Anti-Black sentiments and attitudes directed towards me manifest through various encounters, including with some of my own Brown sisters and Black brothers who cling closely to legacies of colonialism. This period has awoken a fire in many of my colleagues and the general feeling that now is the appropriate time to reveal some of the anxieties, frustrations and fears we bear under our masks.
A sign plastered with the deep, bold text ‘Black Lives Matter’ was met with a passing comment by a young boy on a bike ride with his friends: “No they don’t.”
This young boy’s words are clearly visible in a more permanent, deliberate gesture left in this space – an echo from the past, that resonates far deeper.

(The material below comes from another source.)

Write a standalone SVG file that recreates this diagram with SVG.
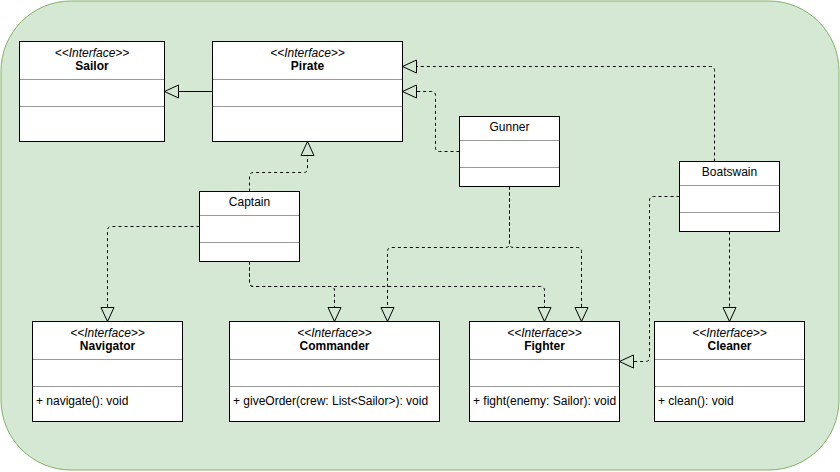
<svg xmlns="http://www.w3.org/2000/svg" width="840" height="472" viewBox="0 0 840 472">
<style>
.box{fill:#ffffff;stroke:#000000;stroke-width:1}
.sep{stroke:#999999;stroke-width:1;fill:none}
.st{font-family:"Liberation Sans",Arial,sans-serif;font-size:12px;font-style:italic;fill:#000;text-anchor:middle}
.nm{font-family:"Liberation Sans",Arial,sans-serif;font-size:12px;font-weight:bold;fill:#000;text-anchor:middle}
.cn{font-family:"Liberation Sans",Arial,sans-serif;font-size:12px;fill:#000;text-anchor:middle}
.mt{font-family:"Liberation Sans",Arial,sans-serif;font-size:12px;fill:#000}
.edge{fill:none;stroke:#000;stroke-width:1}
.dash{stroke-dasharray:3 3}
</style>
<defs>
<marker id="tri" markerUnits="userSpaceOnUse" markerWidth="16" markerHeight="16" viewBox="-1 -1 16 15" refX="0" refY="6.5" orient="auto" overflow="visible">
<path d="M0,0 L14,6.5 L0,13 Z" fill="none" stroke="#000" stroke-width="1"/>
</marker>
</defs>
<rect id="background" x="1" y="1" width="838" height="469" rx="70" ry="70" fill="#d5e8d4" stroke="#82b366" stroke-width="1"/>

<g id="connectors">
<path class="edge" d="M212.5,91.5 H178.5" marker-end="url(#tri)"/>
<path class="edge dash" d="M249.5,191.5 V176.5 Q249.5,172.5 253.5,172.5 H303.5 Q307.5,172.5 307.5,168.5 V155.5" marker-end="url(#tri)"/>
<path class="edge dash" d="M199.5,226.5 H111.5 Q107.5,226.5 107.5,230.5 V307.5" marker-end="url(#tri)"/>
<path class="edge dash" d="M249.5,261.5 V282.5 Q249.5,286.5 253.5,286.5 H330.5 Q334.5,286.5 334.5,290.5 V307.5" marker-end="url(#tri)"/>
<path class="edge dash" d="M249.5,261.5 V282.5 Q249.5,286.5 253.5,286.5 H540.5 Q544.5,286.5 544.5,290.5 V307.5" marker-end="url(#tri)"/>
<path class="edge dash" d="M509.5,186.5 V243.5 Q509.5,247.5 505.5,247.5 H391.5 Q387.5,247.5 387.5,251.5 V307.5" marker-end="url(#tri)"/>
<path class="edge dash" d="M509.5,186.5 V243.5 Q509.5,247.5 513.5,247.5 H577.5 Q581.5,247.5 581.5,251.5 V307.5" marker-end="url(#tri)"/>
<path class="edge dash" d="M459.5,151.5 H439.5 Q435.5,151.5 435.5,147.5 V95.5 Q435.5,91.5 431.5,91.5 H416.5" marker-end="url(#tri)"/>
<path class="edge dash" d="M714.5,161.5 V70.5 Q714.5,66.5 710.5,66.5 H416.5" marker-end="url(#tri)"/>
<path class="edge dash" d="M679.5,196.5 H653.5 Q649.5,196.5 649.5,200.5 V357.5 Q649.5,361.5 645.5,361.5 H633.5" marker-end="url(#tri)"/>
<path class="edge dash" d="M729.5,231.5 V307.5" marker-end="url(#tri)"/>
</g>

<g id="sailor">
<rect class="box" x="19.5" y="41.5" width="145" height="100"/>
<line class="sep" x1="20" y1="79.5" x2="164" y2="79.5"/>
<line class="sep" x1="20" y1="106.5" x2="164" y2="106.5"/>
<text class="st" x="92" y="56.5">&lt;&lt;Interface&gt;&gt;</text>
<text class="nm" x="92" y="70">Sailor</text>
</g>

<g id="pirate">
<rect class="box" x="212.5" y="41.5" width="190" height="100"/>
<line class="sep" x1="213" y1="79.5" x2="402" y2="79.5"/>
<line class="sep" x1="213" y1="106.5" x2="402" y2="106.5"/>
<text class="st" x="307.5" y="56.5">&lt;&lt;Interface&gt;&gt;</text>
<text class="nm" x="307.5" y="70">Pirate</text>
</g>

<g id="gunner">
<rect class="box" x="459.5" y="116.5" width="100" height="70"/>
<line class="sep" x1="460" y1="140.5" x2="559" y2="140.5"/>
<line class="sep" x1="460" y1="167.5" x2="559" y2="167.5"/>
<text class="cn" x="509.5" y="131">Gunner</text>
</g>

<g id="boatswain">
<rect class="box" x="679.5" y="161.5" width="100" height="70"/>
<line class="sep" x1="680" y1="185.5" x2="779" y2="185.5"/>
<line class="sep" x1="680" y1="212.5" x2="779" y2="212.5"/>
<text class="cn" x="729.5" y="176">Boatswain</text>
</g>

<g id="captain">
<rect class="box" x="199.5" y="191.5" width="100" height="70"/>
<line class="sep" x1="200" y1="215.5" x2="299" y2="215.5"/>
<line class="sep" x1="200" y1="242.5" x2="299" y2="242.5"/>
<text class="cn" x="249.5" y="206">Captain</text>
</g>

<g id="navigator">
<rect class="box" x="32.5" y="321.5" width="150" height="100"/>
<line class="sep" x1="33" y1="359.5" x2="182" y2="359.5"/>
<line class="sep" x1="33" y1="386.5" x2="182" y2="386.5"/>
<text class="st" x="107.5" y="336.5">&lt;&lt;Interface&gt;&gt;</text>
<text class="nm" x="107.5" y="350">Navigator</text>
<text class="mt" x="36" y="404.5">+ navigate(): void</text>
</g>

<g id="commander">
<rect class="box" x="229.5" y="321.5" width="210" height="100"/>
<line class="sep" x1="230" y1="359.5" x2="439" y2="359.5"/>
<line class="sep" x1="230" y1="386.5" x2="439" y2="386.5"/>
<text class="st" x="334.5" y="336.5">&lt;&lt;Interface&gt;&gt;</text>
<text class="nm" x="334.5" y="350">Commander</text>
<text class="mt" x="233" y="404.5">+ giveOrder(crew: List&lt;Sailor&gt;): void</text>
</g>

<g id="fighter">
<rect class="box" x="469.5" y="321.5" width="150" height="100"/>
<line class="sep" x1="470" y1="359.5" x2="619" y2="359.5"/>
<line class="sep" x1="470" y1="386.5" x2="619" y2="386.5"/>
<text class="st" x="544.5" y="336.5">&lt;&lt;Interface&gt;&gt;</text>
<text class="nm" x="544.5" y="350">Fighter</text>
<text class="mt" x="473" y="404.5">+ fight(enemy: Sailor): void</text>
</g>

<g id="cleaner">
<rect class="box" x="654.5" y="321.5" width="150" height="100"/>
<line class="sep" x1="655" y1="359.5" x2="804" y2="359.5"/>
<line class="sep" x1="655" y1="386.5" x2="804" y2="386.5"/>
<text class="st" x="729.5" y="336.5">&lt;&lt;Interface&gt;&gt;</text>
<text class="nm" x="729.5" y="350">Cleaner</text>
<text class="mt" x="658" y="404.5">+ clean(): void</text>
</g>
</svg>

I read of Governor Picton in Trinidad history books. He was the island’s first governor in 1797, after Trinidad was surrendered to the British by the Spanish. My first physical encounter with Picton’s statue was five years ago at my doctorate graduation in Cardiff. I stood next to it, defiant, in an attempt to acknowledge that perhaps my people had survived despite his efforts. Present did not survive. As an enslaved young woman who had run away, she was executed. Louisa Calderon, a 14-year-old young woman of mixed heritage, was tortured. Many others were executed, tortured and mutilated at his hands. Historian Hollis Liverpool describes his actions on the island as beastly and brutal. Have the years eroded at the ‘astonishment’ of his savagery?
In a city that is home to one of the oldest multicultural, multi-ethnic communities in the UK, where Black and Brown indigenous Welsh bodies and voices have often been vilified, exoticized and systematically silenced, the time to take notice of these deliberate gestures for change, is far overdue.
Our young boys seem to transform from ‘cute’ to ‘a threat’ by puberty.
From the Windrush scandal to BLM in this ‘dear land of our fathers’, where monuments of White brutality still stand tall, we are reminded that the very matter of our basic freedoms to exist while Black continues to be compromised.